Try it out for a while. How does the robot perform at heading towards cells with “good” images and avoiding cells with “bad” images?

Having played around with the program informally, design a more formal experiment. For your experiment, determine the following:

  • Total number of Q-Learning updates.
  • Values to use for the following parameters:
    • Discount
    • Target visits
    • Rate constant
    • Epsilon
    • Size of grid and cells, in turn determining the number of states.
  • Plan to run three experiments. Each experiment should involve a variation of one or more of the above parameters. Write down hypotheses about what you expect to happen with regard to these variations.
  • Run your experiments and record the results. How closely did your observations match what you hypothesized?

Further application

Devise a scenario involving three categories of images. Build a suitable image database and test out the q-learner. Modify qrunner.py to give appropriate rewards to the appropriate labels.

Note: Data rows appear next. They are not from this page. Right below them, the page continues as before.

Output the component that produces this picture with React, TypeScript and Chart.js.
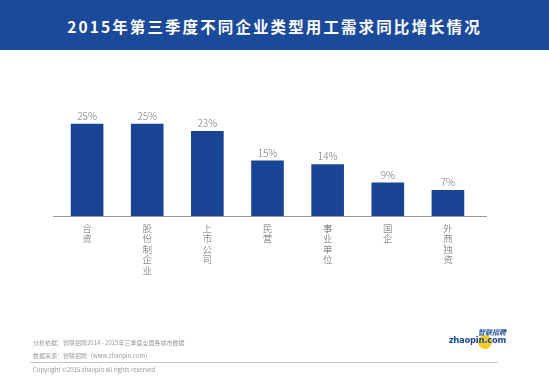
import React, { useEffect, useRef } from "react";
import { Chart, registerables } from "chart.js";

Chart.register(...registerables);

const title = "2015年第三季度不同企业类型用工需求同比增长情况";
const categories = ["合资", "股份制企业", "上市公司", "民营", "事业单位", "国企", "外商独资"];
const growth = [25, 25, 23, 15, 14, 9, 7];
const sourceLine1 = "分析依据：智联招聘2014 - 2015年三季度全国各城市数据";
const sourceLine2 = "数据来源：智联招聘（www.zhaopin.com）";
const copyright = "Copyright ©2015 zhaopin all rights reserved";

const FONT = "'Noto Sans CJK SC', 'Noto Sans', sans-serif";

export default function App() {
  const ref = useRef<HTMLCanvasElement | null>(null);

  useEffect(() => {
    document.body.style.margin = "0";
    const canvas = ref.current;
    if (!canvas) return;

    const axisLine = {
      id: "axisLine",
      afterDatasetsDraw(chart: any) {
        const { ctx, chartArea } = chart;
        ctx.save();
        ctx.strokeStyle = "#9a9a9a";
        ctx.lineWidth = 1;
        ctx.beginPath();
        ctx.moveTo(chartArea.left - 4, chartArea.bottom + 0.5);
        ctx.lineTo(chartArea.right + 9, chartArea.bottom + 0.5);
        ctx.stroke();
        ctx.restore();
      },
    };

    const valueLabels = {
      id: "valueLabels",
      afterDatasetsDraw(chart: any) {
        const { ctx } = chart;
        const meta = chart.getDatasetMeta(0);
        ctx.save();
        ctx.fillStyle = "#777777";
        ctx.font = `300 10px ${FONT}`;
        ctx.textAlign = "center";
        ctx.textBaseline = "bottom";
        meta.data.forEach((bar: any, i: number) => {
          ctx.fillText(`${growth[i]}%`, bar.x, bar.y - 3);
        });
        ctx.restore();
      },
    };

    const chart = new Chart(canvas, {
      type: "bar",
      data: {
        labels: categories.map((c) => c.split("")),
        datasets: [
          {
            data: growth,
            backgroundColor: "#1a4594",
            borderWidth: 0,
            barThickness: 32,
          },
        ],
      },
      options: {
        animation: false,
        responsive: false,
        maintainAspectRatio: false,
        layout: { padding: { left: 57, right: 71, top: 0, bottom: 83 } },
        plugins: {
          legend: { display: false },
          tooltip: { enabled: false },
          title: { display: false },
        },
        scales: {
          x: {
            grid: { display: false, drawTicks: false },
            border: { display: false },
            ticks: {
              color: "#666666",
              font: { family: FONT, size: 9.5, weight: "300", lineHeight: 1.1 },
              padding: 7,
              autoSkip: false,
              maxRotation: 0,
              minRotation: 0,
            },
            afterFit: (scale: any) => {
              scale.height = 80;
            },
          },
          y: {
            display: false,
            min: 0,
            max: (25 * 216) / 92,
          },
        },
      },
      plugins: [axisLine, valueLabels],
    });
    return () => chart.destroy();
  }, []);

  return (
    <div style={{ position: "relative", width: 549, height: 379, background: "#ffffff", overflow: "hidden", fontFamily: FONT }}>
      <div
        style={{
          position: "absolute",
          left: 0,
          top: 0,
          width: 549,
          height: 50,
          background: "#1b4a9a",
          color: "#ffffff",
          fontWeight: 700,
          fontSize: 15.5,
          letterSpacing: 2.1,
          lineHeight: "52px",
          textAlign: "center",
          fontFamily: FONT,
        }}
      >
        {title}
      </div>
      <canvas ref={ref} width={549} height={379} style={{ position: "absolute", left: 0, top: 0, width: 549, height: 379 }} />
      <div style={{ position: "absolute", left: 33, top: 336, fontSize: 6, color: "#999999", lineHeight: "13px" }}>
        <div>{sourceLine1}</div>
        <div>{sourceLine2}</div>
      </div>
      <div style={{ position: "absolute", left: 30, top: 362, width: 468, height: 1, background: "#c4c4c4" }} />
      <div style={{ position: "absolute", left: 33, top: 365, fontSize: 6, color: "#999999", lineHeight: "9px" }}>
        {copyright}
      </div>
      <div style={{ position: "absolute", left: 466, top: 328, width: 40, height: 24 }}>
        <div style={{ position: "absolute", left: 12, top: 7, width: 14, height: 14, borderRadius: 7, background: "#f5c400", opacity: 0.85 }} />
        <div style={{ position: "absolute", right: 0, top: 0, fontSize: 7, fontWeight: 700, color: "#1b4a9a", lineHeight: "8px", fontStyle: "italic" }}>智联招聘</div>
        <div style={{ position: "absolute", right: 0, top: 8, fontSize: 8.5, fontWeight: 700, color: "#1b4a9a", lineHeight: "9px", fontFamily: "'DejaVu Sans', sans-serif", letterSpacing: -0.3 }}>zhaopin.com</div>
      </div>
    </div>
  );
}
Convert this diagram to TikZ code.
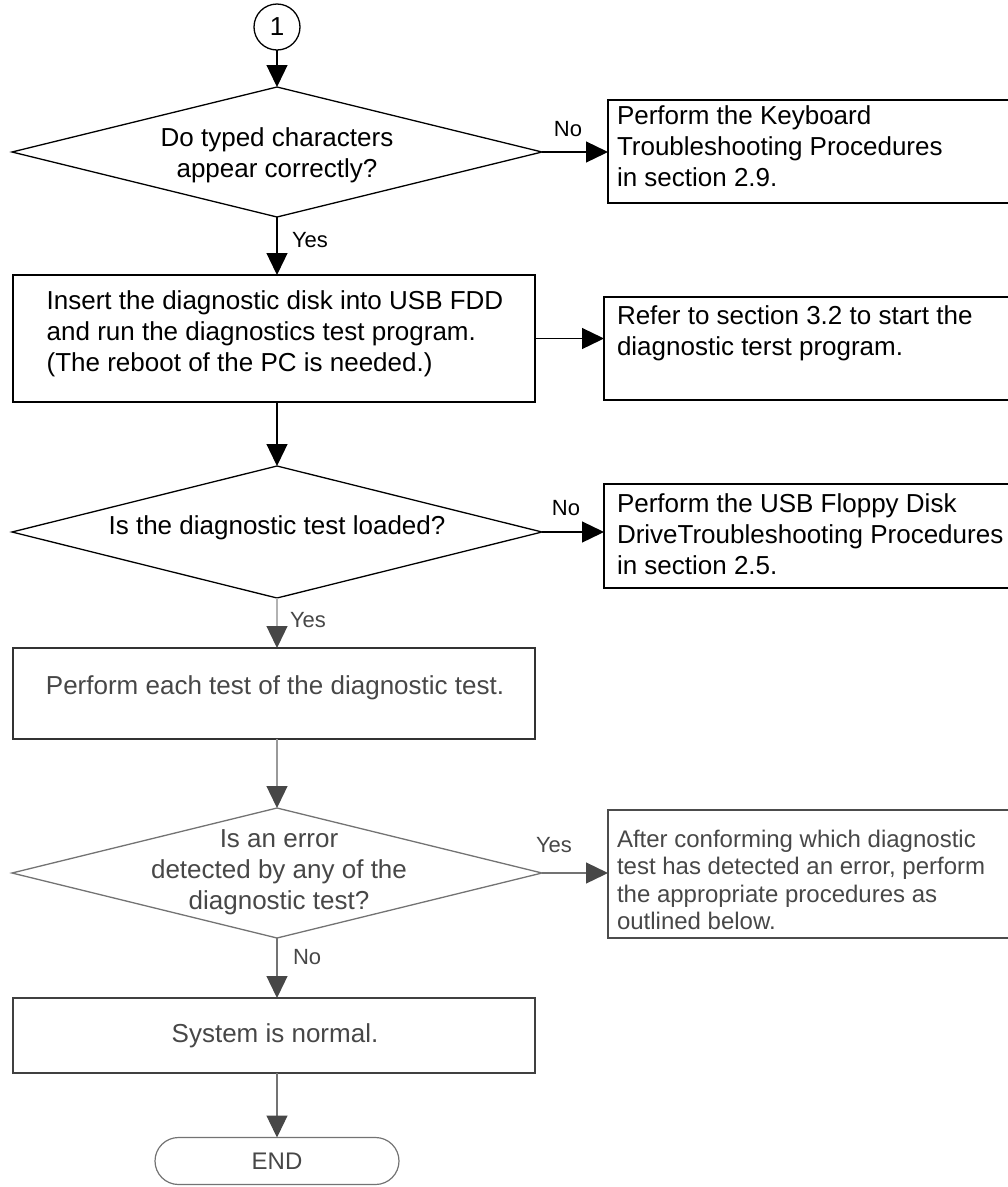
\documentclass[tikz,border=0pt]{standalone}
\usepackage{fontspec}
\setmainfont{Liberation Sans}
\usetikzlibrary{shapes.geometric,shapes.misc,arrows.meta}
\begin{document}
\begin{tikzpicture}[x=1pt,y=-1pt,
  every node/.style={outer sep=0pt},
  bx/.style={draw, line width=1.3pt, rectangle, inner sep=0pt, anchor=north west},
  dm/.style={draw, line width=1.3pt, diamond, inner sep=0pt},
  txt/.style={font=\fontsize{26}{31}\selectfont, align=center, inner sep=0pt},
  ltxt/.style={font=\fontsize{26}{31}\selectfont, align=left, inner sep=0pt, anchor=north west},
  lab/.style={font=\fontsize{22}{26}\selectfont, inner sep=0pt},
  arr/.style={line width=1.3pt, -{Triangle[length=22pt,width=21pt]}},
  garr/.style={line width=1.3pt, draw=black!55, -{Triangle[length=22pt,width=21pt,color=black!72]}},
  gtext/.style={text=black!72},
]
\useasboundingbox (0,0) rectangle (1008,1187);

% start connector
\node[draw, circle, line width=1.3pt, minimum size=46pt, inner sep=0pt,
      font=\fontsize{26}{31}\selectfont] (c1) at (277,27) {1};

% decision 1
\node[dm, minimum width=530pt, minimum height=130pt] (d1) at (277,152) {};
\node[txt] (t1) at (277,155) {Do typed characters\\appear correctly?};

% keyboard box
\node[bx, minimum width=404pt, minimum height=103pt] (b1) at (608,100) {};
\node[ltxt] (bt1) at (617,106) {Perform the Keyboard\\Troubleshooting Procedures\\in section 2.9.};

% insert disk box
\node[bx, minimum width=522pt, minimum height=127pt] (b2) at (13,275) {};
\node[ltxt, anchor=center] (t2) at (275,334) {Insert the diagnostic disk into USB FDD\\and run the diagnostics test program.\\(The reboot of the PC is needed.)};

% refer box
\node[bx, minimum width=408pt, minimum height=103pt] (b3) at (604,297) {};
\node[ltxt] (bt3) at (617,306) {Refer to section 3.2 to start the\\diagnostic terst program.};

% decision 2
\node[dm, minimum width=530pt, minimum height=132pt] (d2) at (277,532) {};
\node[txt] (t3) at (277,528) {Is the diagnostic test loaded?};

% floppy box
\node[bx, minimum width=408pt, minimum height=104pt] (b4) at (604,484) {};
\node[ltxt] (bt4) at (617,494) {Perform the USB Floppy Disk\\DriveTroubleshooting Procedures\\in section 2.5.};

% perform each test
\node[bx, draw=black!80, minimum width=522pt, minimum height=91pt] (b5) at (13,648) {};
\node[txt, gtext] (t5) at (275,688) {Perform each test of the diagnostic test.};

% decision 3
\node[dm, draw=black!55, minimum width=530pt, minimum height=130pt] (d3) at (277,873) {};
\node[txt, gtext] (t6) at (279,872) {Is an error\\detected by any of the\\diagnostic test?};

% after conforming box
\node[bx, draw=black!70, minimum width=404pt, minimum height=128pt] (b6) at (608,810) {};
\node[ltxt, gtext, font=\fontsize{24}{27.5}\selectfont] (bt6) at (617,830) {After conforming which diagnostic\\test has detected an error, perform\\the appropriate procedures as\\outlined below.};

% system normal
\node[bx, draw=black!75, minimum width=522pt, minimum height=75pt] (b7) at (13,998) {};
\node[txt, gtext] (t7) at (275,1036) {System is normal.};

% end terminal
\node[draw=black!55, line width=1.2pt, rounded rectangle, minimum width=244pt,
      minimum height=47pt, inner sep=0pt, font=\fontsize{24}{28}\selectfont,
      text=black!72] (e) at (277,1161) {END};

% connectors
\draw[arr] (c1.south) -- (d1.north);
\draw[arr] (d1.east) -- (d1.east -| b1.west);
\node[lab] (l1) at (568,129) {No};
\draw[arr] (d1.south) -- (b2.north -| d1.south);
\node[lab, anchor=west] (l2) at (292,240) {Yes};
\draw[arr] (b2.east) -- (b2.east -| b3.west);
\draw[arr] (b2.south -| d1.south) -- (d2.north);
\draw[arr] (d2.east) -- (d2.east -| b4.west);
\node[lab] (l3) at (566,508) {No};
\draw[garr, draw=black!30] (d2.south) -- (b5.north -| d2.south);
\node[lab, anchor=west, gtext] (l4) at (290,620) {Yes};
\draw[garr, draw=black!40] (b5.south -| d2.south) -- (d3.north);
\draw[garr] (d3.east) -- (d3.east -| b6.west);
\node[lab, gtext] (l5) at (554,845) {Yes};
\draw[garr] (d3.south) -- (b7.north -| d3.south);
\node[lab, anchor=west, gtext] (l6) at (293,957) {No};
\draw[garr] (b7.south -| d3.south) -- (e.north);
\end{tikzpicture}
\end{document}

Construct an experiment with three total variations as you did above to assess its performance.

In your final document for the module, include the following:

  • Overall strategy for collecting and labeling pictures in the image database.
  • Intuitive observations about the performance of labeling.
  • Setup, observations, and results from the two-label experiments.
  • Setup, observations, and results from the three-label experiments.